### PROBLEM
Retype word for word the first line of the listing and each line after it up to the line with "cont_cens = 1824", with the pictures taken out.

### MATERIAL PROVIDED
□ □ □ □ □
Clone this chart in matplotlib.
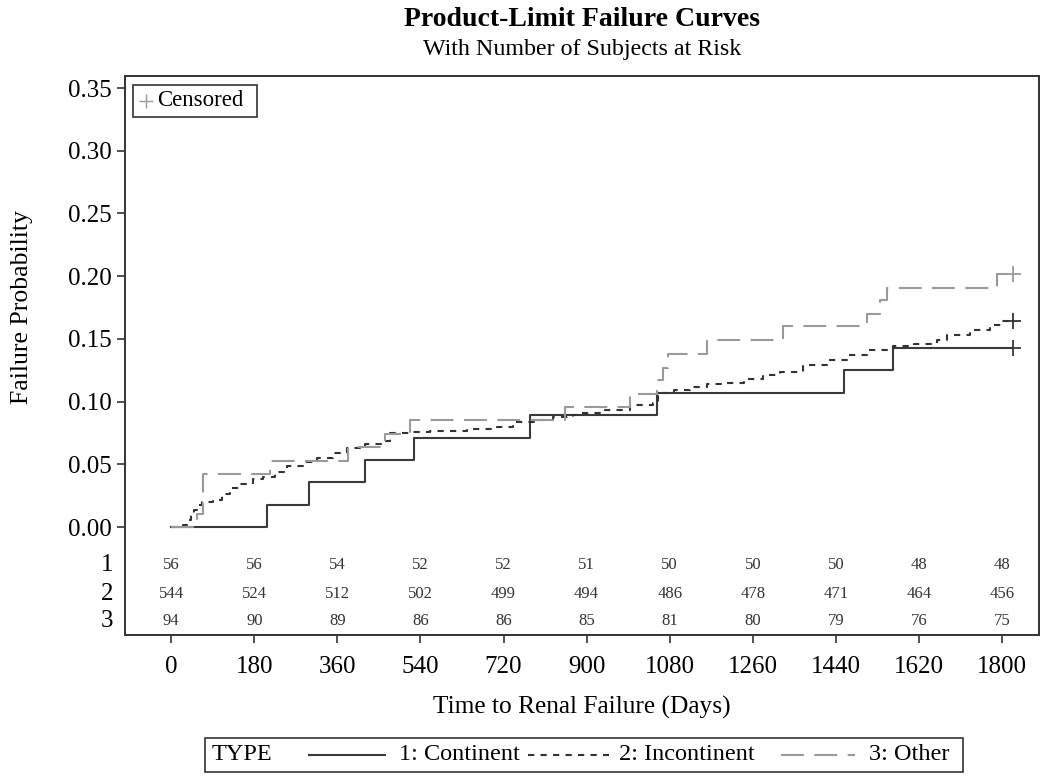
import matplotlib.pyplot as plt
from matplotlib.lines import Line2D
from matplotlib.patches import Rectangle

plt.rcParams["font.family"] = ["Liberation Serif", "DejaVu Serif"]

# step curves: event days and failure probability after each event
cont_days = [0, 208, 299, 420, 525, 778, 1053, 1458, 1564]
cont_prob = [0, 0.0179, 0.0357, 0.0536, 0.0714, 0.0893, 0.1071, 0.125, 0.1429]
cont_cens = 1824

inc_days = [0, 26, 34, 42, 50, 58, 66, 90, 110, 128, 150, 178, 200, 225, 251, 285,
            316, 350, 381, 420, 459, 474, 520, 561, 640, 706, 741, 790, 827, 871,
            886, 940, 994, 1044, 1055, 1090, 1124, 1160, 1196, 1240, 1282, 1320,
            1369, 1420, 1465, 1507, 1564, 1610, 1659, 1681, 1731, 1774, 1800]
inc_prob = [0, 0.002, 0.006, 0.010, 0.014, 0.018, 0.020, 0.022, 0.026, 0.031, 0.034,
            0.038, 0.040, 0.044, 0.049, 0.052, 0.055, 0.059, 0.063, 0.066, 0.069,
            0.075, 0.076, 0.077, 0.078, 0.080, 0.084, 0.085, 0.088, 0.089, 0.091,
            0.093, 0.097, 0.099, 0.107, 0.109, 0.112, 0.114, 0.115, 0.118, 0.121,
            0.124, 0.129, 0.133, 0.137, 0.141, 0.144, 0.146, 0.149, 0.153, 0.157,
            0.161, 0.164]
inc_cens = 1824

oth_days = [0, 57, 70, 214, 383, 463, 518, 853, 994, 1053, 1066, 1076, 1161, 1326,
            1507, 1536, 1551, 1789]
oth_prob = [0, 0.0106, 0.0426, 0.053, 0.064, 0.074, 0.085, 0.096, 0.106, 0.117,
            0.127, 0.138, 0.149, 0.160, 0.170, 0.181, 0.191, 0.202]
oth_cens = 1824

# number at risk
risk_times = [0, 180, 360, 540, 720, 900, 1080, 1260, 1440, 1620, 1800]
risk_1 = [56, 56, 54, 52, 52, 51, 50, 50, 50, 48, 48]
risk_2 = [544, 524, 512, 502, 499, 494, 486, 478, 471, 464, 456]
risk_3 = [94, 90, 89, 86, 86, 85, 81, 80, 79, 76, 75]
risk_rows = ["1", "2", "3"]
yticks = [0.00, 0.05, 0.10, 0.15, 0.20, 0.25, 0.30, 0.35]

c_solid = "#3a3a3a"
c_dot = "#333333"
c_dash = "#9a9a9a"


def main():
    fig = plt.figure(figsize=(10.5, 7.83), dpi=100)
    ax = fig.add_axes([125 / 1050, 1 - 635 / 783, 914 / 1050, 559 / 783])

    curves = [
        (cont_days, cont_prob, cont_cens, c_solid, "-", 1.5),
        (inc_days, inc_prob, inc_cens, c_dot, (0, (3, 3)), 1.5),
        (oth_days, oth_prob, oth_cens, c_dash, (0, (11, 5)), 1.5),
    ]
    for d, p, cens, col, ls, lw in curves:
        ax.step(d + [cens], p + [p[-1]], where="post", color=col, ls=ls, lw=lw)
        ax.plot([cens], [p[-1]], marker="+", ms=12, mew=1.3, color=col, ls="none")

    # at-risk rows inside the frame
    row_y = [-0.030, -0.053, -0.075]
    for yy, vals in zip(row_y, [risk_1, risk_2, risk_3]):
        for t, v in zip(risk_times, vals):
            ax.text(t, yy, str(v), ha="center", va="center", fontsize=12, color="#333333")
    for yy, lab in zip(row_y, risk_rows):
        ax.text(-0.013, yy, lab, transform=ax.get_yaxis_transform(), ha="right",
                va="center", fontsize=18)

    ax.set_xlim(-100, 1880)
    ax.set_ylim(-0.086, 0.3596)
    ax.set_xticks(risk_times)
    ax.set_yticks(yticks)
    ax.set_yticklabels([f"{v:.2f}" for v in yticks])
    ax.tick_params(axis="both", labelsize=18, direction="out", length=6, width=1.2,
                   color="#333333")
    ax.tick_params(axis="x", pad=9)
    for s in ax.spines.values():
        s.set_linewidth(1.4)
        s.set_color("#333333")

    ax.set_xlabel("Time to Renal Failure (Days)", fontsize=18.3, labelpad=13)
    fig.text(22 / 1050, 1 - 307 / 783, "Failure Probability", rotation=90,
             ha="center", va="center", fontsize=18.5)

    fig.text(582 / 1050, 1 - 20 / 783, "Product-Limit Failure Curves", ha="center",
             va="center", fontsize=20, fontweight="bold")
    fig.text(582 / 1050, 1 - 49 / 783, "With Number of Subjects at Risk", ha="center",
             va="center", fontsize=17.3)

    # censored legend
    fig.add_artist(Rectangle((133 / 1050, 1 - 117 / 783), 124 / 1050, 32 / 783,
                             transform=fig.transFigure, fill=False, lw=1.2,
                             edgecolor="#333333"))
    fig.add_artist(Line2D([146 / 1050], [1 - 101 / 783], marker="+", ms=10, mew=1,
                          color=c_dash, transform=fig.transFigure))
    fig.text(157 / 1050, 1 - 101 / 783, "Censored", ha="left", va="center", fontsize=16.5)

    # type legend
    ly = 1 - 755 / 783
    fig.add_artist(Rectangle((205 / 1050, 1 - 772 / 783), 758 / 1050, 34 / 783,
                             transform=fig.transFigure, fill=False, lw=1.2,
                             edgecolor="#333333"))
    fig.text(212 / 1050, ly, "TYPE", ha="left", va="center", fontsize=17.5)
    entries = [
        (309, 385, 399, "1: Continent", c_solid, "-"),
        (528, 609, 619, "2: Incontinent", c_dot, (0, (3, 3))),
        (781, 855, 869, "3: Other", c_dash, (0, (11, 5))),
    ]
    for x0, x1, xt, lab, col, ls in entries:
        fig.add_artist(Line2D([x0 / 1050, x1 / 1050], [ly, ly], color=col, ls=ls,
                              lw=1.5, transform=fig.transFigure))
        fig.text(xt / 1050, ly, lab, ha="left", va="center", fontsize=17.5)

    fig.savefig("out.png", dpi=100)


if __name__ == "__main__":
    main()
□ □ □ □ □
### RESPONSE TO THE TASK
Clone this chart in matplotlib.
import matplotlib.pyplot as plt
from matplotlib.lines import Line2D
from matplotlib.patches import Rectangle

plt.rcParams["font.family"] = ["Liberation Serif", "DejaVu Serif"]

# step curves: event days and failure probability after each event
cont_days = [0, 208, 299, 420, 525, 778, 1053, 1458, 1564]
cont_prob = [0, 0.0179, 0.0357, 0.0536, 0.0714, 0.0893, 0.1071, 0.125, 0.1429]
cont_cens = 1824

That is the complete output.